At a recent workshop I heard one participant say that they thought ‘we all want advice to be a profession and if we got together for an hour or two we would all have a pretty clear idea of what that is.’ Sadly, I beg to differ, and there are many different points of view. 

One person will tell you that the essence of professionalism is independence, defined as freedom from conflicts of interest. In this world a truly professional financial adviser cannot receive anything other than fee income from the client. Obviously, they cannot be the employee of a financial service provider. 

Another will tell you that the essence of professional advice is providing a wide-range of products – even the best product available, from a seemingly unlimited universe. There is a strong component of this in the recommendations of the Trowbridge report, perhaps unusually, many financial advisers that provide advice on insurance products feel the same way.

Our current Financial Advisers Act and AFA Code place suitability assessmentat the heart of advice and have no specific prescriptions to make on either commissions or range, apart from insisting that they are both clearly disclosed. This is a view I have a lot of sympathy with. Some take it to the point of insisting on a degree-level qualification. 
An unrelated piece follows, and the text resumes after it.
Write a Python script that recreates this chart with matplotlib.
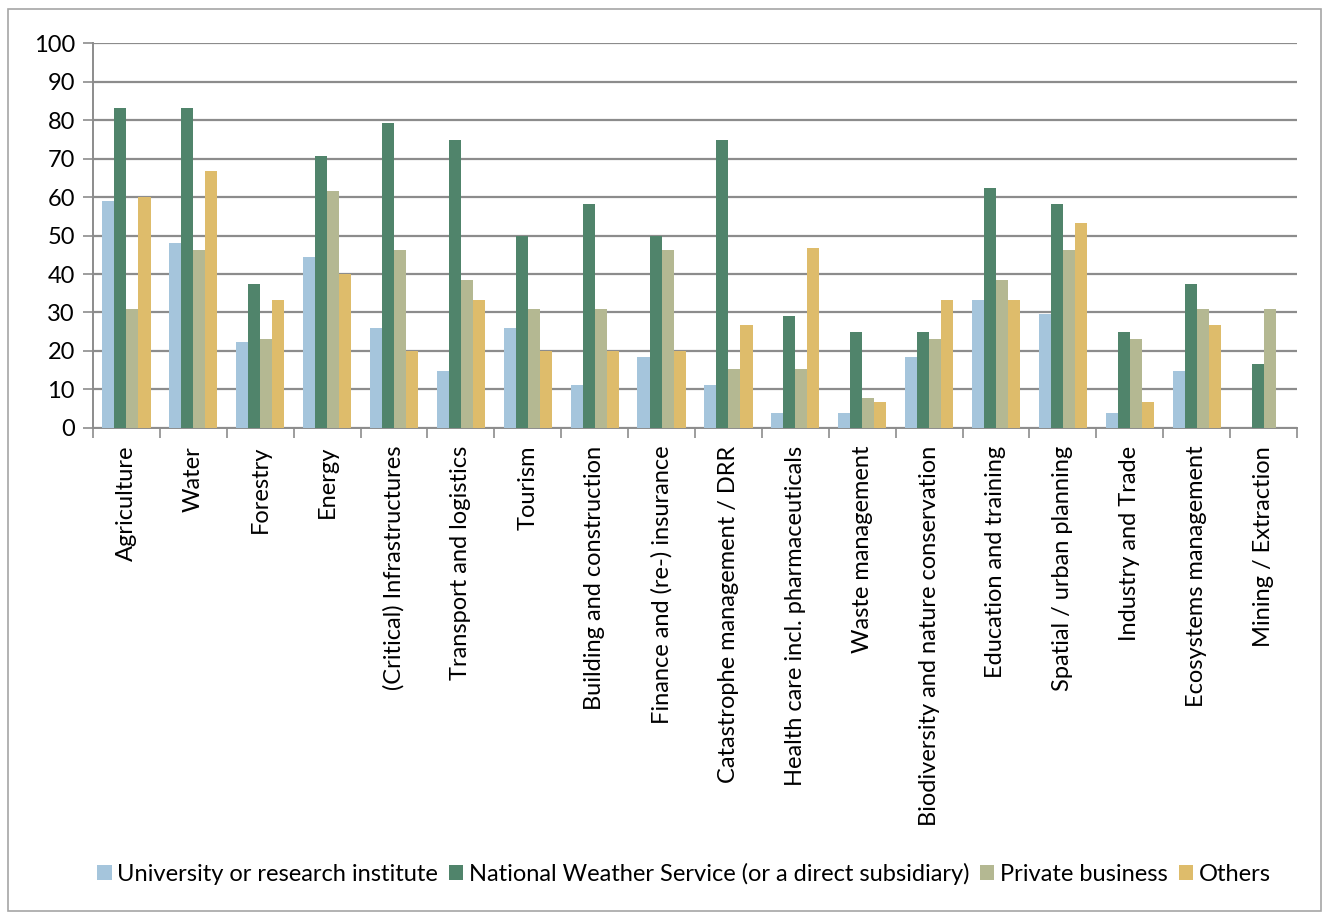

Some will insist on all of these, and perhaps they are the true purists: no conflicts, unlimited universe, state-of-the-art suitability testing. In such a world very little financial advice would be given. While this debate rages I occasionally look around and see how other professions are managing. An article I just read explains how one professional adviser forgot about something and it left his client severely, permanently, disadvantaged – far more than any action of omission on your part could affect your clients – his penalty? Merely censure. You can read of another professional who admits lying about all sorts of things, including employment history, work performance, and criminal past, arguing for just a two month suspension

So maybe on one front financial advisers are already well ahead of some other professions: the penalties for failure are personal and they are real.